MINYA, Egypt — Islamic State claimed responsibility for an attack on a bus loaded with Coptic Christians the day before near the southern city of Minya, which officials said killed 29 people.

“A security team of caliphate soldiers set up an ambush for dozens of Christians as they headed to the church of St. Samuel,” the militant group said Saturday through Amaq, its media arm.

The bus passengers were shot to death on their way to volunteer at a monastery. Twenty-five other Coptic Christians were wounded.

Friday’s attack, on the eve of the Muslim holiday of Ramadan, led Egyptian President Abdel-Fattah el-Sissi to launch airstrikes on what officials said were militant training camps in the northeastern Libyan city of Derna. El-Sissi, a former general, said the gunmen had trained and planned the attack in Libyan camps, although Islamic State has not controlled Derna for two years.
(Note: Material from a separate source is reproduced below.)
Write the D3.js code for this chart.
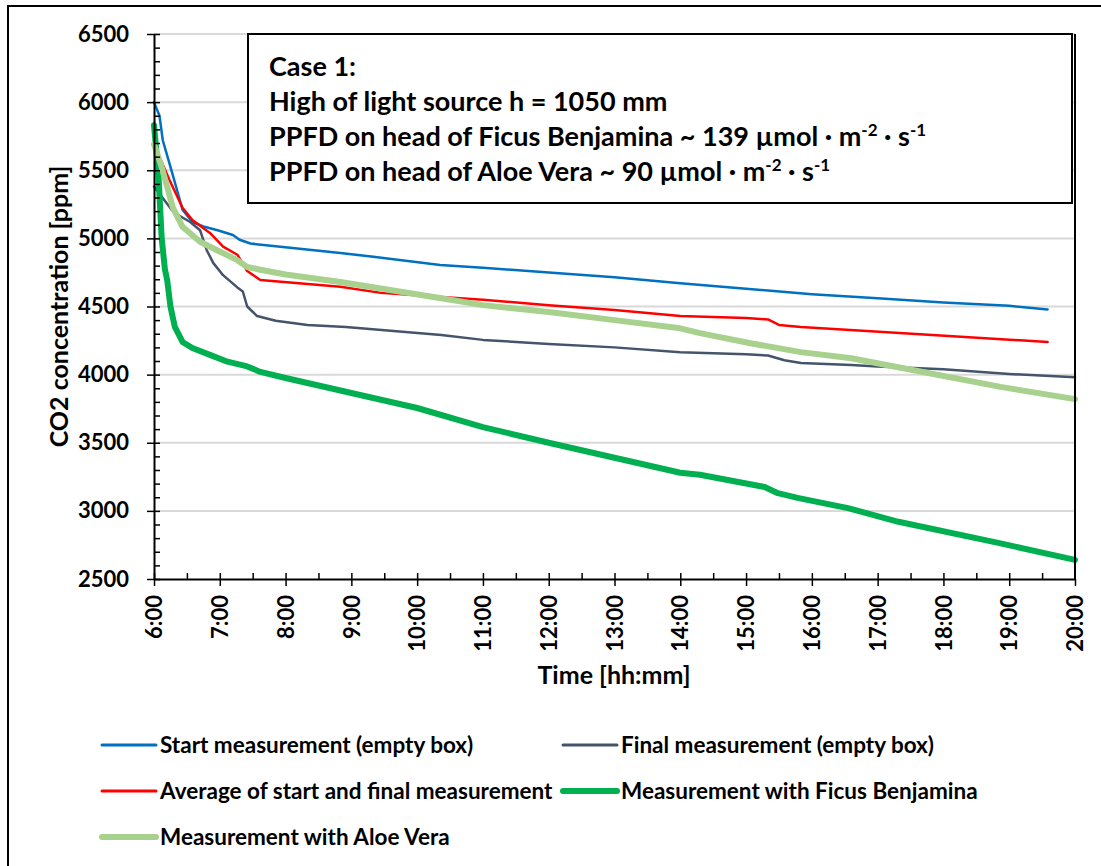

In a Saturday phone call, Egyptian Foreign Minister Sameh Shoukry told U.S. Secretary of State Rex Tillerson officials found “information and evidence that terrorist elements involved in the Minya incident trained in these camps,” a statement said.
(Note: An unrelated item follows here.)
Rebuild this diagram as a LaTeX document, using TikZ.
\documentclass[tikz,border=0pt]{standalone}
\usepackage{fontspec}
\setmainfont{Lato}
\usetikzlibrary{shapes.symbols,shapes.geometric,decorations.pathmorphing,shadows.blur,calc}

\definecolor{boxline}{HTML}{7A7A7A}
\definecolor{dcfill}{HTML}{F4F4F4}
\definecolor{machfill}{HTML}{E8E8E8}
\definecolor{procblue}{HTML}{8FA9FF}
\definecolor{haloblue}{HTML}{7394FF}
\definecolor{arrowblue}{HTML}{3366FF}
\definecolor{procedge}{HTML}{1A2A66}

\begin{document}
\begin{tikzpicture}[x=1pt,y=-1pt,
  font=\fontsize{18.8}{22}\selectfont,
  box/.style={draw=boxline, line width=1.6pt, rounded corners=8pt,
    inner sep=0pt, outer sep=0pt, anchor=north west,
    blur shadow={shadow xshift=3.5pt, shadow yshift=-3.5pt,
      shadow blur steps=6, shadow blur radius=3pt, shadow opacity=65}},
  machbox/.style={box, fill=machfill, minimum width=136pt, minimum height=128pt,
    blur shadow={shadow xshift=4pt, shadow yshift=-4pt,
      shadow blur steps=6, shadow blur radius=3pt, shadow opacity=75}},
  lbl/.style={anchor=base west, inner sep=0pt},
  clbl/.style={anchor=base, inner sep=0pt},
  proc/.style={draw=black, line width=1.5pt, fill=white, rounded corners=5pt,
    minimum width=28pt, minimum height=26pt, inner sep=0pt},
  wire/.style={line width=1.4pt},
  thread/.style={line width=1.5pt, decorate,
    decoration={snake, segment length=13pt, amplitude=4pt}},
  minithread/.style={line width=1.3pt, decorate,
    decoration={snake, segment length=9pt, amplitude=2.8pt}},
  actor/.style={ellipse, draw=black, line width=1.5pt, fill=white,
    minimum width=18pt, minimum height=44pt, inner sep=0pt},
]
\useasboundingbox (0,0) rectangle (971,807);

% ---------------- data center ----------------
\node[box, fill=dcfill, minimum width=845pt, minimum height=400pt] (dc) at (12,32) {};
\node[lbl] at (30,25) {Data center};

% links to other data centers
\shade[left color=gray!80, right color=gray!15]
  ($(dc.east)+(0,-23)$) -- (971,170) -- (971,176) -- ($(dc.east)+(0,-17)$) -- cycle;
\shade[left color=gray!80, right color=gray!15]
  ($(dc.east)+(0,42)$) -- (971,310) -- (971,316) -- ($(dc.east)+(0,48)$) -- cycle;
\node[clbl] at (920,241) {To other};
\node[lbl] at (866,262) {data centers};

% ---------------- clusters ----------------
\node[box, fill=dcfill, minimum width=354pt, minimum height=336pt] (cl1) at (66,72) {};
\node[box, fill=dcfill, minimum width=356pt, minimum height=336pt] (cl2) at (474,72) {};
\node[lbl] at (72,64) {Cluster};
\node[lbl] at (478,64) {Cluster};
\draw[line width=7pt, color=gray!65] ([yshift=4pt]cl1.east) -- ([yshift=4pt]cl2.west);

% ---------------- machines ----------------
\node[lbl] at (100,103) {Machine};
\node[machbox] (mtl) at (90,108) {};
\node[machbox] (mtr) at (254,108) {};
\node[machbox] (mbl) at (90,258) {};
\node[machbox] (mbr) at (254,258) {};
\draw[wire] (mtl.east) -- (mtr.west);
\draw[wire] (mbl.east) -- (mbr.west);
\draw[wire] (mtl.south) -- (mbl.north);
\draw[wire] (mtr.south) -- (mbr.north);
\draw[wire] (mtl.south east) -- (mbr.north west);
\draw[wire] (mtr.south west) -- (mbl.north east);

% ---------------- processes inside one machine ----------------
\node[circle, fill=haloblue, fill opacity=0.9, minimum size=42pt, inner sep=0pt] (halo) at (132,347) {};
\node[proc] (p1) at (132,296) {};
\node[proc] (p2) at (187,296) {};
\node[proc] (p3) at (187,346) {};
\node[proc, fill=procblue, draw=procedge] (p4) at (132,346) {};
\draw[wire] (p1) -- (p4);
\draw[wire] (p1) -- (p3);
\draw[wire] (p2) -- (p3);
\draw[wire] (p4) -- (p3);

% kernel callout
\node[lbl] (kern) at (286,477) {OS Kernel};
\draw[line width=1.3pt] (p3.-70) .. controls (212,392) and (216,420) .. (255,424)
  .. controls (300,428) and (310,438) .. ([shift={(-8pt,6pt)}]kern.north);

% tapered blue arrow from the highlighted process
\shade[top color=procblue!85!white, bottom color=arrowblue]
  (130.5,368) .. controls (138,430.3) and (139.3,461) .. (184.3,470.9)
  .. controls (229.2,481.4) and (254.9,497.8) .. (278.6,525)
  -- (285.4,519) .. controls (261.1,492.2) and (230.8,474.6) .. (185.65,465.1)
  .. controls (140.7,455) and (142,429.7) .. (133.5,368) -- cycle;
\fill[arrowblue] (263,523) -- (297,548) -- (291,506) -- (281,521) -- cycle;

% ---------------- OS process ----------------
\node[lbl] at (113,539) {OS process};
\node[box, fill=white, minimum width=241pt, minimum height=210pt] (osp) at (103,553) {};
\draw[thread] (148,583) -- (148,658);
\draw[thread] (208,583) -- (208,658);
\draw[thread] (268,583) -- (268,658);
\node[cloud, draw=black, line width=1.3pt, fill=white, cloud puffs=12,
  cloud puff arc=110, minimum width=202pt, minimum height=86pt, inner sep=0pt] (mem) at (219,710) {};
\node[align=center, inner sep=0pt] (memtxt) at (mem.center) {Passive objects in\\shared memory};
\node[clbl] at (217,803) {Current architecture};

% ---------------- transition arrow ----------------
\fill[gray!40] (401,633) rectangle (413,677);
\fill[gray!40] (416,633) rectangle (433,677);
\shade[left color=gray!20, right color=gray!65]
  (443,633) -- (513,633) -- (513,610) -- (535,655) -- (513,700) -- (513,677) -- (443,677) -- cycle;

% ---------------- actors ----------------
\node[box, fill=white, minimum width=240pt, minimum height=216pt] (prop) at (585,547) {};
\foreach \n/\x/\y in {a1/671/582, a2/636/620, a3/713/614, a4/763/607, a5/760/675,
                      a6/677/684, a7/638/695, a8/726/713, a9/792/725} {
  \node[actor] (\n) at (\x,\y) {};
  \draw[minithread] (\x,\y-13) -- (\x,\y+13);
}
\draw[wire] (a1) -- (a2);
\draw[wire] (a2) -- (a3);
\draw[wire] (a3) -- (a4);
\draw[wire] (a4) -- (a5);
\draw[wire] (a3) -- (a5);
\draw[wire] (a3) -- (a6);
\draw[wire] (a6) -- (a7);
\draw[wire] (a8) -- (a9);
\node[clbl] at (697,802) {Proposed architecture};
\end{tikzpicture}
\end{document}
The military strikes did little to reassure Coptic Christians in Minya, a city on the banks of the Nile about 140 miles south of Cairo where about 40 percent of the population is Christian – four times the percentage of the Muslim country’s population of 92 million. They have watched with dread this year as Islamic State militants advanced from strongholds in northern Sinai south beyond the capital.
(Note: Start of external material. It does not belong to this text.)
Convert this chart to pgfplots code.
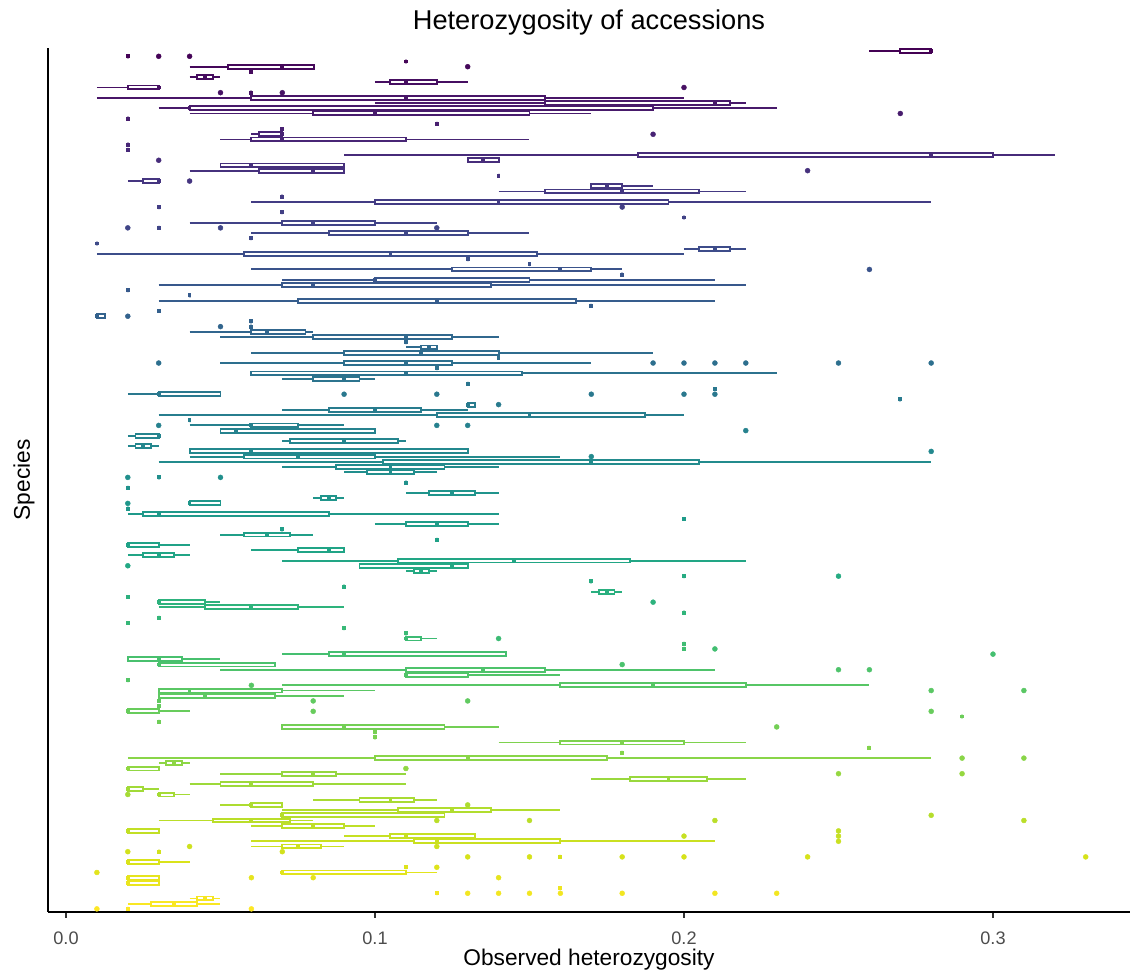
\documentclass[border=0pt]{standalone}
\usepackage{fontspec}
\setmainfont{Liberation Sans}
\usepackage{pgfplots}
\pgfplotsset{compat=1.18}
\usepgfplotslibrary{statistics}
% \bx{row}{lower whisker}{Q1}{median}{Q3}{upper whisker}{outliers}
\newcommand\bx[7]{%
  \edef\cv{\the\numexpr#1*1000/165\relax}%
  \edef\tmp{\noexpand\addplot[color of colormap=\cv, line width=0.95pt, mark=*, mark size=1.25pt, mark options={line width=0.2pt},
    boxplot prepared={draw position=\the\numexpr166-#1\relax, lower whisker=#2, lower quartile=#3, median=#4, upper quartile=#5, upper whisker=#6}] coordinates {#7};}%
  \tmp}
\newcommand\dg[3]{\bx{#1}{#2}{#2}{#2}{#2}{#2}{#3}}
\begin{document}
\begin{tikzpicture}
\useasboundingbox (-24pt,-30.5pt) rectangle (541pt,456pt);
\begin{axis}[
  at={(0,0)}, anchor=south west,
  scale only axis, width=541pt, height=432pt,
  xmin=-0.005825, xmax=0.34434, ymin=0.4, ymax=166.6,
  colormap/viridis,
  axis lines*=left, axis line style={line width=0.9pt, black, -},
  xtick={0,0.1,0.2,0.3}, xticklabels={0.0,0.1,0.2,0.3},
  ytick=\empty,
  tick align=outside, major tick length=3pt,
  xtick style={line width=0.9pt, black!80},
  /pgf/number format/assume math mode=true,
  xticklabel style={font=\fontsize{9.07}{10}\selectfont, text=black!70, anchor=base, yshift=-13.25pt},
  title={Heterozygosity of accessions},
  every axis title/.style={at={(axis description cs:0.5,1.02083)}, anchor=base, font=\fontsize{13.6}{15}\selectfont},
  xlabel={Observed heterozygosity},
  every axis x label/.style={at={(axis description cs:0.5,-0.0625)}, anchor=base, font=\fontsize{11.35}{13}\selectfont},
  ylabel={Species},
  every axis y label/.style={at={(axis description cs:-0.01664,0.5)}, rotate=90, anchor=base, font=\fontsize{11.35}{13}\selectfont},
  boxplot/draw direction=x,
  boxplot/box extend=0.75,
  boxplot/every box/.style={fill=white},
  boxplot/every median/.style={line width=1.9pt},
  boxplot/draw/lower whisker/.code={\draw (boxplot box cs:\pgfplotsboxplotvalue{lower whisker},0.5) -- (boxplot box cs:\pgfplotsboxplotvalue{lower quartile},0.5);},
  boxplot/draw/upper whisker/.code={\draw (boxplot box cs:\pgfplotsboxplotvalue{upper quartile},0.5) -- (boxplot box cs:\pgfplotsboxplotvalue{upper whisker},0.5);},
  clip=false,
]
\bx{0}{0.26}{0.27}{0.28}{0.28}{0.28}{}
\dg{1}{0.02}{(0,0.03) (0,0.04)}
\dg{2}{0.11}{}
\bx{3}{0.04}{0.0524}{0.07}{0.0804}{0.08}{(0,0.13)}
\dg{4}{0.06}{}
\bx{5}{0.04}{0.0425}{0.045}{0.0475}{0.05}{}
\bx{6}{0.10}{0.105}{0.11}{0.12}{0.13}{}
\bx{7}{0.01}{0.02}{0.03}{0.03}{0.03}{(0,0.20)}
\dg{8}{0.06}{(0,0.05) (0,0.07)}
\bx{9}{0.01}{0.06}{0.11}{0.155}{0.20}{}
\bx{10}{0.10}{0.155}{0.21}{0.215}{0.22}{}
\bx{11}{0.03}{0.04}{0.04}{0.19}{0.23}{}
\bx{12}{0.04}{0.08}{0.10}{0.15}{0.17}{(0,0.27)}
\dg{13}{0.02}{}
\dg{14}{0.12}{}
\dg{15}{0.07}{}
\bx{16}{0.06}{0.0625}{0.07}{0.07}{0.07}{(0,0.19)}
\bx{17}{0.05}{0.06}{0.07}{0.11}{0.15}{}
\dg{18}{0.02}{}
\dg{19}{0.02}{}
\bx{20}{0.09}{0.185}{0.28}{0.30}{0.32}{}
\bx{21}{0.13}{0.13}{0.135}{0.14}{0.14}{(0,0.03)}
\bx{22}{0.05}{0.05}{0.06}{0.09}{0.09}{}
\bx{23}{0.04}{0.0625}{0.08}{0.09}{0.09}{(0,0.24)}
\dg{24}{0.14}{}
\bx{25}{0.02}{0.025}{0.03}{0.03}{0.03}{(0,0.04)}
\bx{26}{0.17}{0.17}{0.175}{0.18}{0.19}{}
\bx{27}{0.14}{0.155}{0.18}{0.205}{0.22}{}
\dg{28}{0.07}{}
\bx{29}{0.06}{0.10}{0.14}{0.195}{0.28}{}
\dg{30}{0.03}{(0,0.18)}
\dg{31}{0.07}{}
\dg{32}{0.20}{}
\bx{33}{0.04}{0.07}{0.08}{0.10}{0.12}{}
\dg{34}{0.03}{(0,0.02) (0,0.05) (0,0.12)}
\bx{35}{0.06}{0.085}{0.11}{0.13}{0.15}{}
\dg{36}{0.06}{}
\dg{37}{0.01}{}
\bx{38}{0.20}{0.205}{0.21}{0.215}{0.22}{}
\bx{39}{0.01}{0.0575}{0.105}{0.1525}{0.20}{}
\dg{40}{0.13}{}
\dg{41}{0.15}{}
\bx{42}{0.06}{0.125}{0.16}{0.17}{0.18}{(0,0.26)}
\dg{43}{0.18}{}
\bx{44}{0.07}{0.10}{0.10}{0.15}{0.21}{}
\bx{45}{0.03}{0.07}{0.08}{0.1375}{0.22}{}
\dg{46}{0.02}{}
\dg{47}{0.04}{}
\bx{48}{0.03}{0.075}{0.12}{0.165}{0.21}{}
\dg{49}{0.17}{}
\dg{50}{0.03}{}
\bx{51}{0.01}{0.01}{0.01}{0.0125}{0.0125}{(0,0.02)}
\dg{52}{0.06}{}
\dg{53}{0.06}{(0,0.05)}
\bx{54}{0.04}{0.06}{0.065}{0.0775}{0.08}{}
\bx{55}{0.05}{0.08}{0.11}{0.125}{0.14}{}
\dg{56}{0.11}{}
\bx{57}{0.11}{0.115}{0.1175}{0.12}{0.12}{}
\bx{58}{0.06}{0.09}{0.115}{0.14}{0.19}{}
\dg{59}{0.14}{}
\bx{60}{0.05}{0.09}{0.11}{0.125}{0.17}{(0,0.03) (0,0.19) (0,0.20) (0,0.21) (0,0.22) (0,0.25) (0,0.28)}
\dg{61}{0.12}{}
\bx{62}{0.06}{0.06}{0.11}{0.1475}{0.23}{}
\bx{63}{0.07}{0.08}{0.09}{0.095}{0.10}{}
\dg{64}{0.13}{}
\dg{65}{0.21}{}
\bx{66}{0.02}{0.03}{0.03}{0.05}{0.05}{(0,0.09) (0,0.12) (0,0.17) (0,0.20) (0,0.21)}
\dg{67}{0.27}{}
\bx{68}{0.13}{0.13}{0.13}{0.1325}{0.1325}{(0,0.14)}
\bx{69}{0.07}{0.085}{0.10}{0.115}{0.13}{}
\bx{70}{0.03}{0.12}{0.15}{0.1875}{0.20}{}
\dg{71}{0.04}{}
\bx{72}{0.04}{0.06}{0.06}{0.075}{0.09}{(0,0.03) (0,0.12) (0,0.13)}
\bx{73}{0.05}{0.05}{0.055}{0.10}{0.10}{(0,0.22)}
\bx{74}{0.02}{0.0225}{0.03}{0.03}{0.03}{}
\bx{75}{0.07}{0.0725}{0.09}{0.1075}{0.11}{}
\bx{76}{0.02}{0.0225}{0.025}{0.0275}{0.03}{}
\bx{77}{0.04}{0.04}{0.06}{0.13}{0.13}{(0,0.28)}
\bx{78}{0.04}{0.0575}{0.075}{0.10}{0.16}{(0,0.17)}
\bx{79}{0.03}{0.1025}{0.17}{0.205}{0.28}{}
\bx{80}{0.07}{0.0875}{0.105}{0.1225}{0.14}{}
\bx{81}{0.09}{0.0975}{0.105}{0.1125}{0.12}{}
\dg{82}{0.03}{(0,0.02) (0,0.05)}
\dg{83}{0.11}{}
\dg{84}{0.02}{}
\bx{85}{0.11}{0.1175}{0.125}{0.1325}{0.14}{}
\bx{86}{0.08}{0.0825}{0.085}{0.0875}{0.09}{}
\bx{87}{0.04}{0.04}{0.04}{0.05}{0.05}{(0,0.02)}
\dg{88}{0.02}{}
\bx{89}{0.02}{0.025}{0.03}{0.085}{0.14}{}
\dg{90}{0.20}{}
\bx{91}{0.10}{0.11}{0.12}{0.13}{0.14}{}
\dg{92}{0.07}{}
\bx{93}{0.05}{0.0575}{0.065}{0.0725}{0.08}{}
\dg{94}{0.12}{}
\bx{95}{0.02}{0.02}{0.02}{0.03}{0.04}{}
\bx{96}{0.06}{0.075}{0.085}{0.09}{0.09}{}
\bx{97}{0.02}{0.025}{0.03}{0.035}{0.04}{}
\bx{98}{0.07}{0.1075}{0.145}{0.1825}{0.22}{}
\bx{99}{0.095}{0.095}{0.125}{0.13}{0.13}{(0,0.02)}
\bx{100}{0.11}{0.1125}{0.115}{0.1175}{0.12}{}
\dg{101}{0.20}{(0,0.25)}
\dg{102}{0.17}{}
\dg{103}{0.09}{}
\bx{104}{0.17}{0.1725}{0.175}{0.1775}{0.18}{}
\dg{105}{0.02}{}
\bx{106}{0.03}{0.03}{0.03}{0.045}{0.05}{(0,0.19)}
\bx{107}{0.03}{0.045}{0.06}{0.075}{0.09}{}
\dg{108}{0.20}{}
\dg{109}{0.03}{}
\dg{110}{0.02}{}
\dg{111}{0.09}{}
\dg{112}{0.11}{}
\bx{113}{0.11}{0.11}{0.11}{0.115}{0.12}{(0,0.14)}
\dg{114}{0.20}{}
\dg{115}{0.20}{(0,0.21)}
\bx{116}{0.07}{0.085}{0.09}{0.1425}{0.1425}{(0,0.30)}
\bx{117}{0.02}{0.02}{0.03}{0.0375}{0.05}{}
\bx{118}{0.03}{0.03}{0.03}{0.0675}{0.0675}{(0,0.18)}
\bx{119}{0.05}{0.11}{0.135}{0.155}{0.21}{(0,0.25) (0,0.26)}
\bx{120}{0.11}{0.11}{0.11}{0.13}{0.16}{}
\dg{121}{0.02}{}
\bx{122}{0.07}{0.16}{0.19}{0.22}{0.26}{(0,0.06)}
\bx{123}{0.03}{0.03}{0.04}{0.07}{0.10}{(0,0.28) (0,0.31)}
\bx{124}{0.03}{0.03}{0.045}{0.0675}{0.09}{}
\dg{125}{0.03}{(0,0.08) (0,0.13)}
\dg{126}{0.03}{}
\bx{127}{0.02}{0.02}{0.02}{0.03}{0.04}{(0,0.08) (0,0.28)}
\dg{128}{0.29}{}
\dg{129}{0.03}{}
\bx{130}{0.07}{0.07}{0.09}{0.1225}{0.14}{(0,0.23)}
\dg{131}{0.10}{}
\dg{132}{0.10}{}
\bx{133}{0.14}{0.16}{0.18}{0.20}{0.22}{}
\dg{134}{0.26}{}
\dg{135}{0.18}{}
\bx{136}{0.02}{0.10}{0.13}{0.175}{0.28}{(0,0.29) (0,0.31)}
\bx{137}{0.03}{0.0325}{0.035}{0.0375}{0.04}{}
\bx{138}{0.02}{0.02}{0.02}{0.03}{0.03}{(0,0.11)}
\bx{139}{0.05}{0.07}{0.08}{0.0875}{0.11}{(0,0.25) (0,0.29)}
\bx{140}{0.17}{0.1825}{0.195}{0.2075}{0.22}{}
\bx{141}{0.04}{0.05}{0.06}{0.08}{0.11}{}
\bx{142}{0.02}{0.02}{0.02}{0.025}{0.03}{}
\bx{143}{0.03}{0.03}{0.03}{0.035}{0.04}{(0,0.02)}
\bx{144}{0.08}{0.095}{0.105}{0.1125}{0.12}{}
\bx{145}{0.05}{0.06}{0.06}{0.07}{0.07}{(0,0.13)}
\bx{146}{0.07}{0.1075}{0.125}{0.1375}{0.16}{}
\bx{147}{0.07}{0.07}{0.07}{0.1225}{0.1225}{(0,0.28)}
\bx{148}{0.03}{0.0475}{0.06}{0.0725}{0.08}{(0,0.12) (0,0.15) (0,0.21) (0,0.31)}
\bx{149}{0.06}{0.07}{0.08}{0.09}{0.10}{}
\bx{150}{0.02}{0.02}{0.02}{0.03}{0.03}{(0,0.25)}
\bx{151}{0.09}{0.105}{0.11}{0.1325}{0.1325}{(0,0.20) (0,0.25)}
\bx{152}{0.06}{0.1125}{0.12}{0.16}{0.21}{(0,0.25)}
\bx{153}{0.06}{0.07}{0.075}{0.0825}{0.09}{(0,0.04) (0,0.12)}
\dg{154}{0.03}{(0,0.02) (0,0.07)}
\dg{155}{0.16}{(0,0.13) (0,0.15) (0,0.18) (0,0.20) (0,0.24) (0,0.33)}
\bx{156}{0.02}{0.02}{0.02}{0.03}{0.04}{}
\dg{157}{0.11}{(0,0.12)}
\bx{158}{0.07}{0.07}{0.07}{0.11}{0.12}{(0,0.01)}
\bx{159}{0.02}{0.02}{0.02}{0.03}{0.03}{(0,0.06) (0,0.08) (0,0.14)}
\bx{160}{0.02}{0.02}{0.02}{0.03}{0.03}{}
\dg{161}{0.16}{}
\dg{162}{0.12}{(0,0.13) (0,0.14) (0,0.15) (0,0.16) (0,0.18) (0,0.21) (0,0.23)}
\bx{163}{0.04}{0.0425}{0.045}{0.0475}{0.05}{}
\bx{164}{0.02}{0.0275}{0.035}{0.0425}{0.05}{}
\dg{165}{0.02}{(0,0.01) (0,0.06)}
\end{axis}
\end{tikzpicture}
\end{document}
“This is not an isolated incident, it’s an evolution of a problem,” said Bishop Anba Makarios, the leader of Coptic Christians in Minya. “It is difficult to target Copts in churches because they have security and cameras. And in their homes, they live next to Muslims. So the new method is a way to get them alone: They pick a desert road in the heart of the mountain with no checkpoints or rest stops or anything on it so they can target only Copts.”

Many of Minya’s 2 million Christians have felt threatened by local Muslim extremists for years. The Egyptian government historically provided security for the Christian minority, but that dwindled in the final years of longtime president Hosni Mubarak’s rule and seemed to disappear after he was replaced.